Tuesday, October 4, 2011

Erasmus on Spongers, Etc.

Someone who dives for sponges. Someone who lives off of others' generosity. A parasite.

"And of all the deeds which win praise, isn't war the seed and source? But what is more foolish than to embark on a struggle of this kind for some reason or other when it does more harm than good to either side? For those who fall in battle, like the men of Megara, are 'of no acount'. When the mail-clad ranks confront each other and the trumptets 'blare out their harsh note', what use, I ask you, are those wise men who are worn out with their studies and can scarcely draw breath now their blood is thin and cold?

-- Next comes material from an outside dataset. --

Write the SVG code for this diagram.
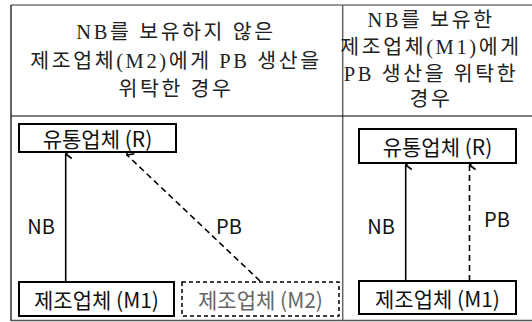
<svg xmlns="http://www.w3.org/2000/svg" width="532" height="322" viewBox="0 0 532 322">
<style>
.hdr{font-family:"Liberation Serif","Noto Sans CJK KR",serif;font-size:20.5px;letter-spacing:2.6px;fill:#222;text-anchor:middle}
.lbl{font-family:"Noto Sans CJK KR","Liberation Sans",sans-serif;font-size:21px;fill:#111;text-anchor:middle;dominant-baseline:central}
.el{font-family:"Noto Sans CJK KR","Liberation Sans",sans-serif;font-size:20px;fill:#111;text-anchor:middle;dominant-baseline:central}
.box{fill:#fff;stroke:#000;stroke-width:2}
.dbox{fill:#fff;stroke:#000;stroke-width:1.5;stroke-dasharray:4 3}
.ln{stroke:#000;stroke-width:1.6;fill:none}
.dl{stroke:#000;stroke-width:1.6;fill:none;stroke-dasharray:6 4}
</style>
<defs>
<marker id="ah" markerWidth="12" markerHeight="12" refX="6" refY="1" orient="auto-start-reverse" markerUnits="userSpaceOnUse" viewBox="0 0 12 12">
<path d="M1.5,7 L6,1 L10.5,7" fill="none" stroke="#000" stroke-width="1.7"/>
</marker>
</defs>
<rect width="532" height="322" fill="#fff"/>
<g id="table">
<line x1="11" y1="5" x2="532" y2="5" stroke="#777" stroke-width="1.5"/>
<line x1="11" y1="5" x2="11" y2="321" stroke="#333" stroke-width="1.5"/>
<line x1="11" y1="320.5" x2="532" y2="320.5" stroke="#555" stroke-width="1.5"/>
<line x1="342.7" y1="5" x2="342.7" y2="321" stroke="#666" stroke-width="1.5"/>
<line x1="11" y1="116" x2="532" y2="116" stroke="#000" stroke-width="1.2"/>
</g>
<g id="header-left">
<text class="hdr" x="176" y="39">NB를 보유하지 않은</text>
<text class="hdr" x="176" y="68">제조업체(M2)에게 PB 생산을</text>
<text class="hdr" x="176" y="96">위탁한 경우</text>
</g>
<g id="header-right">
<text class="hdr" x="431" y="27">NB를 보유한</text>
<text class="hdr" x="431" y="54">제조업체(M1)에게</text>
<text class="hdr" x="431" y="81">PB 생산을 위탁한</text>
<text class="hdr" x="431" y="106">경우</text>
</g>
<g id="connectors">
<line class="ln" x1="65.7" y1="282" x2="65.7" y2="154" marker-end="url(#ah)"/>
<line class="dl" x1="260" y1="281" x2="127" y2="155" marker-end="url(#ah)"/>
<line class="ln" x1="405.7" y1="281" x2="405.7" y2="165" marker-end="url(#ah)"/>
<line class="dl" x1="469.5" y1="281" x2="469.5" y2="165" marker-end="url(#ah)"/>
<text class="el" x="41" y="225">NB</text>
<text class="el" x="229" y="225">PB</text>
<text class="el" x="381" y="225">NB</text>
<text class="el" x="497" y="218">PB</text>
</g>
<g id="R-left">
<rect class="box" x="19" y="124" width="157" height="28"/>
<text class="lbl" x="97.5" y="138">유통업체 (R)</text>
</g>
<g id="M1-left">
<rect class="box" x="19" y="282" width="155" height="34"/>
<text class="lbl" x="96.5" y="299">제조업체 (M1)</text>
</g>
<g id="M2-left">
<rect class="dbox" x="182" y="282" width="157" height="34"/>
<text class="lbl" x="260.5" y="299" style="fill:#666">제조업체 (M2)</text>
</g>
<g id="R-right">
<rect class="box" x="359" y="129" width="157" height="34"/>
<text class="lbl" x="437.5" y="146">유통업체 (R)</text>
</g>
<g id="M1-right">
<rect class="box" x="359" y="281" width="157" height="33"/>
<text class="lbl" x="437.5" y="297.5">제조업체 (M1)</text>
</g>
</svg>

The need is for stout and sturdy fellows with all the daring possible and the minimum of brain. Of course some may prefer a soldier like Demonsthenes, who took Archilochus' advice and had scarcely glimpsed the enemy before he threw away his shield and fled, as cowardly in battle as he was skilled in speechmaking. People say that judgment matters most in war, and so it does for a general, I agree, but it's a soldier's judgment, not a philosopher's. Otherwise it's the spongers, pimps, robbers, murderers, peasants, morons, debtors, and that sort of scum of the earth who provide the glories of war, not the philosophers and their midnight oil."

Erasmus, Praise of Folly (1509)

[translated by Betty Radice, notes by A. H. T. Levi (1993)].